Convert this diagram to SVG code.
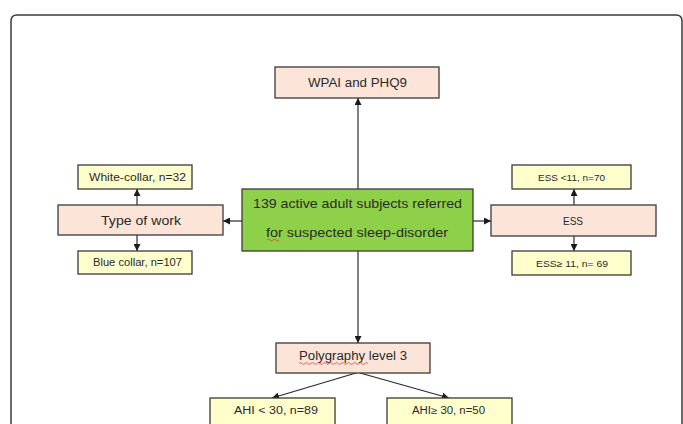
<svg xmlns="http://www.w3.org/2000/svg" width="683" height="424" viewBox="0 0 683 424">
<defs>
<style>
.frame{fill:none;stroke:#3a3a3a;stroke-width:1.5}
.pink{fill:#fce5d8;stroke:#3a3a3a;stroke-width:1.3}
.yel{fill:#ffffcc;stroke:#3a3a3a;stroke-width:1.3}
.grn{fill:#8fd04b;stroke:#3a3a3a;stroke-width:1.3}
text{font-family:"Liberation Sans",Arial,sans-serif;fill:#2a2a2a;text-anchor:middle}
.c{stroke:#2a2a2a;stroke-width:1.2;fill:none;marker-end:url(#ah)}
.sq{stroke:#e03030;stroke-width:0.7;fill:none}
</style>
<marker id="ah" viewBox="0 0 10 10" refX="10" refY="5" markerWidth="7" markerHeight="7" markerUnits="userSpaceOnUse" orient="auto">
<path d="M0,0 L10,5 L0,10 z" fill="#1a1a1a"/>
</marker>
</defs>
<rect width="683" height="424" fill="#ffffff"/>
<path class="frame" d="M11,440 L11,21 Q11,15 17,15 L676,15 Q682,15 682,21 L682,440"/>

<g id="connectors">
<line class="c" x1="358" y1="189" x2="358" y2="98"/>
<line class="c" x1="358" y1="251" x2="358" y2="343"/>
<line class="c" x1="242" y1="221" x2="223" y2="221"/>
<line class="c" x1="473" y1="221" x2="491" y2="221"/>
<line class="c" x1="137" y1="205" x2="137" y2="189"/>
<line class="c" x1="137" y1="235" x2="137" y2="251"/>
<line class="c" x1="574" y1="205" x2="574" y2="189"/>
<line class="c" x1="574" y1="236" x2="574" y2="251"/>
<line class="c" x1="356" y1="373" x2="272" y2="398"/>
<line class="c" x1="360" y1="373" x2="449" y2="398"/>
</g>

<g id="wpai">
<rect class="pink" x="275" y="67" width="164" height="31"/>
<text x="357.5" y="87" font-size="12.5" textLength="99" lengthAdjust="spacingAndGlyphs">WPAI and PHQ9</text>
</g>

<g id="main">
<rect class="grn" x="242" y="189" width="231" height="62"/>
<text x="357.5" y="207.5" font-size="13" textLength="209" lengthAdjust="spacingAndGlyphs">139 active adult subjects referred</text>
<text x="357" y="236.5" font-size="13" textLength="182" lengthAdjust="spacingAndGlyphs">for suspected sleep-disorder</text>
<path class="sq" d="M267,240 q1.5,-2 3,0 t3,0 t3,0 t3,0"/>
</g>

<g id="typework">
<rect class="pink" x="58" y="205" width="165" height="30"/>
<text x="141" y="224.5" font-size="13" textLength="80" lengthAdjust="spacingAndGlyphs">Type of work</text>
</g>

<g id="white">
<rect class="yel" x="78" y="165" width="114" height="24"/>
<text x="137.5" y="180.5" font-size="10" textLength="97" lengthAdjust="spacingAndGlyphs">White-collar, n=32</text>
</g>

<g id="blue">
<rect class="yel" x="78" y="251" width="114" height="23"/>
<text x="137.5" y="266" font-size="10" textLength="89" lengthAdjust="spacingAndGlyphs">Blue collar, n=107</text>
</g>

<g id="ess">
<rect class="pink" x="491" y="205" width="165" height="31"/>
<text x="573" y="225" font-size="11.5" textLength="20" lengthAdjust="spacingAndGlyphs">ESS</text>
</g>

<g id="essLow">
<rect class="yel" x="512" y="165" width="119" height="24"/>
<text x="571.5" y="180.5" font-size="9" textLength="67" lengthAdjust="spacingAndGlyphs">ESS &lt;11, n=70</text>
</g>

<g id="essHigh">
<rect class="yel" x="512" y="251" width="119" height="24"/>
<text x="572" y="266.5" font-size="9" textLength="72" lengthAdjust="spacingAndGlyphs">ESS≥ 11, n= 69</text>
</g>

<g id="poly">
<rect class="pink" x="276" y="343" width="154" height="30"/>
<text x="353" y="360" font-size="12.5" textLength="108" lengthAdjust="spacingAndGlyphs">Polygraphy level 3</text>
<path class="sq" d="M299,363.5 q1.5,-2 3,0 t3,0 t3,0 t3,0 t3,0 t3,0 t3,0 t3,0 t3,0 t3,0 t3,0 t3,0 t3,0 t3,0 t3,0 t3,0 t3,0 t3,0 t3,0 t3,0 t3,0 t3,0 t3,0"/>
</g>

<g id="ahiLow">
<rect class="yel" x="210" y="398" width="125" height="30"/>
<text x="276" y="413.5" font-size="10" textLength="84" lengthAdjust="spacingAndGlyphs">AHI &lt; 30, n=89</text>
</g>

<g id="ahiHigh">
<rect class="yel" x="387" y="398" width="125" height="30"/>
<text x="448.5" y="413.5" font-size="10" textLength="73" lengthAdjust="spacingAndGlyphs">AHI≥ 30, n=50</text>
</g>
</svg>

# To do
Restate the whole listing above exactly, except for its images.

# Reply to the task
Convert this diagram to SVG code.
<svg xmlns="http://www.w3.org/2000/svg" width="683" height="424" viewBox="0 0 683 424">
<defs>
<style>
.frame{fill:none;stroke:#3a3a3a;stroke-width:1.5}
.pink{fill:#fce5d8;stroke:#3a3a3a;stroke-width:1.3}
.yel{fill:#ffffcc;stroke:#3a3a3a;stroke-width:1.3}
.grn{fill:#8fd04b;stroke:#3a3a3a;stroke-width:1.3}
text{font-family:"Liberation Sans",Arial,sans-serif;fill:#2a2a2a;text-anchor:middle}
.c{stroke:#2a2a2a;stroke-width:1.2;fill:none;marker-end:url(#ah)}
.sq{stroke:#e03030;stroke-width:0.7;fill:none}
</style>
<marker id="ah" viewBox="0 0 10 10" refX="10" refY="5" markerWidth="7" markerHeight="7" markerUnits="userSpaceOnUse" orient="auto">
<path d="M0,0 L10,5 L0,10 z" fill="#1a1a1a"/>
</marker>
</defs>
<rect width="683" height="424" fill="#ffffff"/>
<path class="frame" d="M11,440 L11,21 Q11,15 17,15 L676,15 Q682,15 682,21 L682,440"/>

<g id="connectors">
<line class="c" x1="358" y1="189" x2="358" y2="98"/>
<line class="c" x1="358" y1="251" x2="358" y2="343"/>
<line class="c" x1="242" y1="221" x2="223" y2="221"/>
<line class="c" x1="473" y1="221" x2="491" y2="221"/>
<line class="c" x1="137" y1="205" x2="137" y2="189"/>
<line class="c" x1="137" y1="235" x2="137" y2="251"/>
<line class="c" x1="574" y1="205" x2="574" y2="189"/>
<line class="c" x1="574" y1="236" x2="574" y2="251"/>
<line class="c" x1="356" y1="373" x2="272" y2="398"/>
<line class="c" x1="360" y1="373" x2="449" y2="398"/>
</g>

<g id="wpai">
<rect class="pink" x="275" y="67" width="164" height="31"/>
<text x="357.5" y="87" font-size="12.5" textLength="99" lengthAdjust="spacingAndGlyphs">WPAI and PHQ9</text>
</g>

<g id="main">
<rect class="grn" x="242" y="189" width="231" height="62"/>
<text x="357.5" y="207.5" font-size="13" textLength="209" lengthAdjust="spacingAndGlyphs">139 active adult subjects referred</text>
<text x="357" y="236.5" font-size="13" textLength="182" lengthAdjust="spacingAndGlyphs">for suspected sleep-disorder</text>
<path class="sq" d="M267,240 q1.5,-2 3,0 t3,0 t3,0 t3,0"/>
</g>

<g id="typework">
<rect class="pink" x="58" y="205" width="165" height="30"/>
<text x="141" y="224.5" font-size="13" textLength="80" lengthAdjust="spacingAndGlyphs">Type of work</text>
</g>

<g id="white">
<rect class="yel" x="78" y="165" width="114" height="24"/>
<text x="137.5" y="180.5" font-size="10" textLength="97" lengthAdjust="spacingAndGlyphs">White-collar, n=32</text>
</g>

<g id="blue">
<rect class="yel" x="78" y="251" width="114" height="23"/>
<text x="137.5" y="266" font-size="10" textLength="89" lengthAdjust="spacingAndGlyphs">Blue collar, n=107</text>
</g>

<g id="ess">
<rect class="pink" x="491" y="205" width="165" height="31"/>
<text x="573" y="225" font-size="11.5" textLength="20" lengthAdjust="spacingAndGlyphs">ESS</text>
</g>

<g id="essLow">
<rect class="yel" x="512" y="165" width="119" height="24"/>
<text x="571.5" y="180.5" font-size="9" textLength="67" lengthAdjust="spacingAndGlyphs">ESS &lt;11, n=70</text>
</g>

<g id="essHigh">
<rect class="yel" x="512" y="251" width="119" height="24"/>
<text x="572" y="266.5" font-size="9" textLength="72" lengthAdjust="spacingAndGlyphs">ESS≥ 11, n= 69</text>
</g>

<g id="poly">
<rect class="pink" x="276" y="343" width="154" height="30"/>
<text x="353" y="360" font-size="12.5" textLength="108" lengthAdjust="spacingAndGlyphs">Polygraphy level 3</text>
<path class="sq" d="M299,363.5 q1.5,-2 3,0 t3,0 t3,0 t3,0 t3,0 t3,0 t3,0 t3,0 t3,0 t3,0 t3,0 t3,0 t3,0 t3,0 t3,0 t3,0 t3,0 t3,0 t3,0 t3,0 t3,0 t3,0 t3,0"/>
</g>

<g id="ahiLow">
<rect class="yel" x="210" y="398" width="125" height="30"/>
<text x="276" y="413.5" font-size="10" textLength="84" lengthAdjust="spacingAndGlyphs">AHI &lt; 30, n=89</text>
</g>

<g id="ahiHigh">
<rect class="yel" x="387" y="398" width="125" height="30"/>
<text x="448.5" y="413.5" font-size="10" textLength="73" lengthAdjust="spacingAndGlyphs">AHI≥ 30, n=50</text>
</g>
</svg>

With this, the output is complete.